TASK DIRECTIONS:
Print nothing but the lines from the start of the listing below through the line that contains "import plotly.graph_objects as go". Do not include the pictures.

DATA:
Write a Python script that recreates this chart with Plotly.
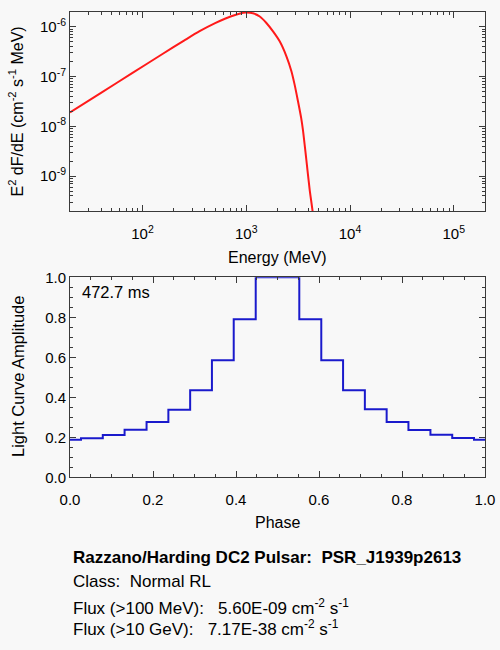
import plotly.graph_objects as go

# ---- data ----
energy_mev = [20, 39.8, 79.4, 158.5, 251, 355, 501, 631, 794, 933, 1000,
              1161, 1349, 1563, 1811, 2099, 2438, 2723, 2924, 3148, 3381,
              3516, 3793, 4083, 4335, 4571]
e2dfde = [1.905e-8, 4.73e-8, 1.175e-7, 2.92e-7, 5.31e-7, 8.22e-7, 1.19e-6,
          1.48e-6, 1.76e-6, 1.93e-6, 1.95e-6, 1.88e-6, 1.62e-6, 1.20e-6,
          8.13e-7, 5.13e-7, 2.57e-7, 1.29e-7, 6.92e-8, 3.24e-8, 1.48e-8,
          8.5e-9, 2.14e-9, 5.37e-10, 2.14e-10, 7.9e-11]

phase = [0.000, 0.053, 0.105, 0.158, 0.211, 0.263, 0.316, 0.368, 0.421, 0.474,
         0.526, 0.579, 0.632, 0.684, 0.737, 0.789, 0.842, 0.895, 0.947, 1.000]
amplitude = [0.188, 0.195, 0.212, 0.238, 0.277, 0.338, 0.435, 0.585, 0.790, 1.000,
             1.000, 0.790, 0.585, 0.435, 0.340, 0.277, 0.237, 0.213, 0.197, 0.188]

energy_ticks = [1e2, 1e3, 1e4, 1e5]
energy_ticktext = ["10<sup>2</sup>", "10<sup>3</sup>", "10<sup>4</sup>", "10<sup>5</sup>"]
flux_ticks = [1e-9, 1e-8, 1e-7, 1e-6]
flux_ticktext = ["10<sup>-9</sup>", "10<sup>-8</sup>", "10<sup>-7</sup>", "10<sup>-6</sup>"]

NB = "\u00a0"
period_text = "472.7 ms"
info_lines = [
    "<b>Razzano/Harding DC2 Pulsar:" + NB * 2 + "PSR_J1939p2613</b>",
    "Class:" + NB * 2 + "Normal RL",
    "Flux (>100 MeV):" + NB * 3 + "5.60E-09 cm<sup>-2</sup> s<sup>-1</sup>",
    "Flux (>10 GeV):" + NB * 3 + "7.17E-38 cm<sup>-2</sup> s<sup>-1</sup>",
]
info_y = [557.5, 581.5, 606.5, 627.5]

W, H = 500, 650
BG = "#f8f8f8"
AX = "#3a3a3a"
FONT = "Liberation Sans, Arial, Helvetica, sans-serif"


def px_x(x):
    return x / W


def px_y(y):
    return 1 - y / H


log_minor_x = [m * 10 ** d for d in range(1, 6) for m in range(2, 10)]
log_minor_y = [m * 10.0 ** d for d in range(-11, -5) for m in range(2, 10)]

fig = go.Figure()
fig.add_trace(go.Scatter(x=energy_mev, y=e2dfde, mode="lines",
                         line=dict(color="#ff1a1a", width=2, shape="spline",
                                   smoothing=0.8),
                         xaxis="x", yaxis="y", showlegend=False))
fig.add_trace(go.Scatter(x=phase, y=amplitude, mode="lines",
                         line=dict(color="#1a1acc", width=2, shape="hvh"),
                         xaxis="x2", yaxis="y2", showlegend=False))

common = dict(showline=True, linecolor=AX, linewidth=1, mirror="ticks",
              ticks="inside", ticklen=6, tickcolor=AX, showgrid=False,
              zeroline=False, automargin=False,
              tickfont=dict(size=15, color="black", family=FONT))
minor_style = dict(ticks="inside", ticklen=3, tickcolor=AX, showgrid=False)

fig.update_layout(
    width=W, height=H,
    margin=dict(l=0, r=0, t=0, b=0),
    paper_bgcolor=BG, plot_bgcolor=BG,
    font=dict(family=FONT, color="black"),
    xaxis=dict(common, type="log", range=[1.301, 5.301], ticklabelstandoff=9,
               tickmode="array", tickvals=energy_ticks, ticktext=energy_ticktext,
               anchor="y", domain=[px_x(70), px_x(485)],
               minor=dict(minor_style, tickmode="array", tickvals=log_minor_x)),
    yaxis=dict(common, type="log", range=[-9.7, -5.7],
               tickmode="array", tickvals=flux_ticks, ticktext=flux_ticktext,
               anchor="x", domain=[px_y(211), px_y(12)],
               minor=dict(minor_style, tickmode="array", tickvals=log_minor_y)),
    xaxis2=dict(common, range=[0, 1], dtick=0.2, tickformat=".1f", anchor="y2",
                ticklabelstandoff=9, domain=[px_x(70), px_x(485)],
                minor=dict(minor_style, dtick=0.05)),
    yaxis2=dict(common, range=[0, 1.0], dtick=0.2, tickformat=".1f", anchor="x2",
                domain=[px_y(477.3), px_y(277.3)],
                minor=dict(minor_style, dtick=0.05)),
)

notes = [
    # axis titles
    dict(text="Energy (MeV)", x=px_x(277.5), y=px_y(257), xanchor="center",
         yanchor="middle", font=dict(size=16)),
    dict(text="E<sup>2</sup> dF/dE (cm<sup>-2</sup> s<sup>-1</sup> MeV)",
         x=px_x(16), y=px_y(111.5), textangle=-90, xanchor="center",
         yanchor="middle", font=dict(size=16)),
    dict(text="Phase", x=px_x(277.5), y=px_y(522), xanchor="center",
         yanchor="middle", font=dict(size=16)),
    dict(text="Light Curve Amplitude", x=px_x(18), y=px_y(377), textangle=-90,
         xanchor="center", yanchor="middle", font=dict(size=16.5)),
    # period label inside light curve panel
    dict(text=period_text, x=px_x(80), y=px_y(292.5), xanchor="left",
         yanchor="middle", font=dict(size=16.5)),
]
for txt, yy in zip(info_lines, info_y):
    notes.append(dict(text=txt, x=px_x(70.5), y=px_y(yy), xanchor="left",
                      yanchor="middle", font=dict(size=17)))
for n in notes:
    fig.add_annotation(xref="paper", yref="paper", showarrow=False, **n)

fig.write_html("out.html", config={"displayModeBar": False},
               post_script="document.body.style.margin='0';")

FINISHED TASK:
Write a Python script that recreates this chart with Plotly.
import plotly.graph_objects as go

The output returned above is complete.